- [WHAT TO PRODUCE]: Please output every line of the material as it stands, without the pictures.
::::
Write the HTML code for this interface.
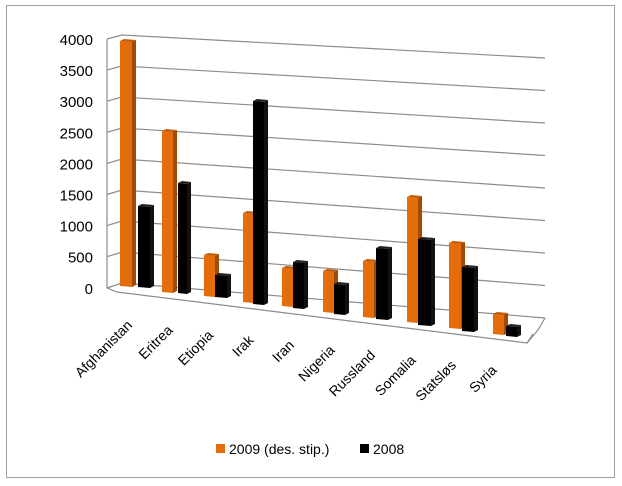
<!DOCTYPE html>
<html><head><meta charset="utf-8"><style>
body{margin:0;background:#fff}
svg{display:block;font-family:"Liberation Sans",sans-serif}
</style></head><body>
<svg id="s" width="622" height="486" xmlns="http://www.w3.org/2000/svg">
<rect x="6.5" y="5.5" width="608" height="472" fill="#fff" stroke="#a0a0a0"/>
<g id="grid" stroke="#8c8c8c" stroke-width="1.2" fill="none"></g>
<g id="bars"></g>
<g font-size="15" fill="#000" text-anchor="end" id="yl"></g>
<g font-size="14" fill="#000" text-anchor="end" id="xl"></g>
<rect x="216" y="444" width="9" height="9" fill="#e46c0a"/>
<text x="229" y="454" font-size="14">2009 (des. stip.)</text>
<rect x="360" y="444" width="9" height="9" fill="#000"/>
<text x="373" y="454" font-size="14">2008</text>
</svg>
<script>
var NS="http://www.w3.org/2000/svg";
function el(p,t,a,txt){var e=document.createElementNS(NS,t);for(var k in a)e.setAttribute(k,a[k]);if(txt)e.textContent=txt;document.getElementById(p).appendChild(e);}
// gridlines
for(var i=0;i<=8;i++){
 var ly=39+i*31.1, by=35+i*31, ry=58+i*32.5;
 if(i<8){el("grid","polyline",{points:"107,"+ly+" 122,"+by+" 545,"+ry});}
 el("yl","text",{x:93,y:ly+6},String(4000-i*500));
}
el("grid","polyline",{points:"107,39 107,288 117,292 527,343 538,330 545,318"});
el("grid","polyline",{points:"107,288 122,283 545,318"});
el("grid","line",{x1:527,y1:343,x2:533,y2:334});
function bar(x1,x2,top,bot,c,s,t){
 var w=x2-x1, d=4;
 el("bars","polygon",{points:(x2-d)+","+(top+2)+" "+x2+","+top+" "+x2+","+(bot-2)+" "+(x2-d)+","+bot,fill:s});
 el("bars","polygon",{points:x1+","+(top+1)+" "+(x1+d)+","+(top-1)+" "+x2+","+top+" "+(x2-d)+","+(top+2),fill:t});
 el("bars","polygon",{points:x1+","+(top+1)+" "+(x2-d)+","+(top+2)+" "+(x2-d)+","+bot+" "+x1+","+(bot-1),fill:c});
}
var O="#e46c0a",OS="#a04c06",OT="#c05a08",K="#000",KS="#111",KT="#222";
var data=[
[120,136,40,287,138,154,205,288],
[162,177,130,293,178,191,182,294],
[204,219,254,297,215,231,274,298],
[243,257,212,303,253,268,100,305],
[282,297,267,307,293,308,261,309],
[323,338,270,313,334,349,283,315],
[363,378,260,318,376,392,247,320],
[407,422,196,323,418,435,238,326],
[449,465,242,329,462,478,266,332],
[493,508,313,335,506,521,325,337]];
data.forEach(function(b){bar(b[0],b[1],b[2],b[3],O,OS,OT);bar(b[4],b[5],b[6],b[7],K,KS,KT);});
var names=["Afghanistan","Eritrea","Etiopia","Irak","Iran","Nigeria","Russland","Somalia","Statsløs","Syria"];
names.forEach(function(n,i){var x=133+40.5*i,y=326+5*i;el("xl","text",{x:x,y:y,transform:"rotate(-45 "+x+" "+y+")"},n);});
</script>
</body></html>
::::
- [OUTPUT FOR THIS EXERCISE]:
Write the HTML code for this interface.
<!DOCTYPE html>
<html><head><meta charset="utf-8"><style>
body{margin:0;background:#fff}
svg{display:block;font-family:"Liberation Sans",sans-serif}
</style></head><body>
<svg id="s" width="622" height="486" xmlns="http://www.w3.org/2000/svg">
<rect x="6.5" y="5.5" width="608" height="472" fill="#fff" stroke="#a0a0a0"/>
<g id="grid" stroke="#8c8c8c" stroke-width="1.2" fill="none"></g>
<g id="bars"></g>
<g font-size="15" fill="#000" text-anchor="end" id="yl"></g>
<g font-size="14" fill="#000" text-anchor="end" id="xl"></g>
<rect x="216" y="444" width="9" height="9" fill="#e46c0a"/>
<text x="229" y="454" font-size="14">2009 (des. stip.)</text>
<rect x="360" y="444" width="9" height="9" fill="#000"/>
<text x="373" y="454" font-size="14">2008</text>
</svg>
<script>
var NS="http://www.w3.org/2000/svg";
function el(p,t,a,txt){var e=document.createElementNS(NS,t);for(var k in a)e.setAttribute(k,a[k]);if(txt)e.textContent=txt;document.getElementById(p).appendChild(e);}
// gridlines
for(var i=0;i<=8;i++){
 var ly=39+i*31.1, by=35+i*31, ry=58+i*32.5;
 if(i<8){el("grid","polyline",{points:"107,"+ly+" 122,"+by+" 545,"+ry});}
 el("yl","text",{x:93,y:ly+6},String(4000-i*500));
}
el("grid","polyline",{points:"107,39 107,288 117,292 527,343 538,330 545,318"});
el("grid","polyline",{points:"107,288 122,283 545,318"});
el("grid","line",{x1:527,y1:343,x2:533,y2:334});
function bar(x1,x2,top,bot,c,s,t){
 var w=x2-x1, d=4;
 el("bars","polygon",{points:(x2-d)+","+(top+2)+" "+x2+","+top+" "+x2+","+(bot-2)+" "+(x2-d)+","+bot,fill:s});
 el("bars","polygon",{points:x1+","+(top+1)+" "+(x1+d)+","+(top-1)+" "+x2+","+top+" "+(x2-d)+","+(top+2),fill:t});
 el("bars","polygon",{points:x1+","+(top+1)+" "+(x2-d)+","+(top+2)+" "+(x2-d)+","+bot+" "+x1+","+(bot-1),fill:c});
}
var O="#e46c0a",OS="#a04c06",OT="#c05a08",K="#000",KS="#111",KT="#222";
var data=[
[120,136,40,287,138,154,205,288],
[162,177,130,293,178,191,182,294],
[204,219,254,297,215,231,274,298],
[243,257,212,303,253,268,100,305],
[282,297,267,307,293,308,261,309],
[323,338,270,313,334,349,283,315],
[363,378,260,318,376,392,247,320],
[407,422,196,323,418,435,238,326],
[449,465,242,329,462,478,266,332],
[493,508,313,335,506,521,325,337]];
data.forEach(function(b){bar(b[0],b[1],b[2],b[3],O,OS,OT);bar(b[4],b[5],b[6],b[7],K,KS,KT);});
var names=["Afghanistan","Eritrea","Etiopia","Irak","Iran","Nigeria","Russland","Somalia","Statsløs","Syria"];
names.forEach(function(n,i){var x=133+40.5*i,y=326+5*i;el("xl","text",{x:x,y:y,transform:"rotate(-45 "+x+" "+y+")"},n);});
</script>
</body></html>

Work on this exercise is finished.